Kevin Frisch: Taking a hint on fashion faux pas
I lately have had the strange feeling of empathizing with a fictional literary character. Let me explain.
I'm an avid reader of the comedic writer P.G. Wodehouse, who specialized in caricaturing the upper crust of his native England. He is best known as the creator of the unflappable manservant Jeeves and his addle-brained employer, Bertram Wooster. And many a Jeeves story includes, as a subplot, these two characters disagreeing as to matters of fashion.
Bertie will grow a mustache, or take a liking to a garishly colored jacket, or insist on heading out for the evening in a derby, and Jeeves will tsk-tsk, or lay out a more traditional jacket or recommend a fedora. It's a bit dry for today's readers, but it made for big laughs back in the day (Wodehouse having been born in 1881, “the day” was largely in the 1920s and '30s). Bertie stubbornly sticks to his fashion guns but, inevitably, Jeeves makes use of his considerable gray matter to deliver his boss from a tight spot, and the latter shows his gratitude by swearing off the offending adornment.
I don't have a manservant, but I do have a rather unfashionable item of apparel: A particular pair of striped pants. I've had them for going on 20 years, which, if you were to lay eyes on them, you would not need me to tell you. In fact, even if you were blind, you wouldn't need me to tell you; you could discern their unstylishness simply by listening to the responses they elicit:
“Rockin' pants, Kev.”
“Are those pants electric?”
“Hey — you joined 'Duran Duran'!”
"Did you 'pants' a clown?"
It hardly seems fair. You find a durable, comfortable article of clothing, you add it to your wardrobe, and a mere 15 years later people are pointing and gesturing as if you were dressed for a performance of the Cirque du Soleil. Or "Hee Haw."
Now, I have to admit, I am not the most stylish member of my community. Or my office. In fact, most days not even my cubicle. So I was not making a fashion statement (nor, as I have been accused, a fashion expletive). It was primarily the fact that these particular pants fit so well that accounted for their longevity. Had I just put on a few pounds over the years, the problem would have solved itself.

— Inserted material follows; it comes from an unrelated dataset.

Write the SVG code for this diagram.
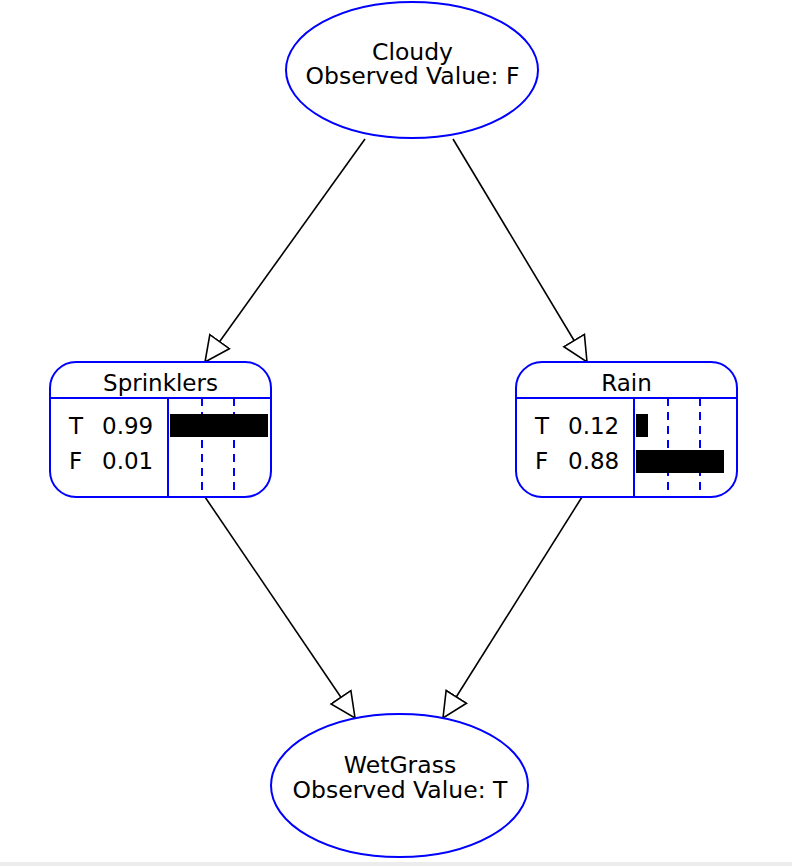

But no. Instead, my fashion sense, such as it is (and those who have seen me in those pants can tell you, it isn't) is repeatedly assaulted — even by members of my own family. The following conversation took place — verbatim — just last month:
Me: “We were watching 'What Not to Wear' last night and I wondered which of my clothes Stacy and Clinton would make me get rid of.”
My mom: “Those striped pants.”
That's right — I've got pants not even a mother could love. Or, had. The rockin' pants have officially been retired. I'm thinking of holding a brief ceremony and burying them in the backyard, near several beloved family pets — all of whom the pants outlived.
I'll be sorry to see them go, but when your loved ones, your professional colleagues, the general public and strangers on the street are unanimous in their assessments, well, I can take a hint.
Far be it from me and my retro-pants to offend the fashion sensibilities of the sighted public. As Jeeves would say, “I endeavor to give satisfaction.”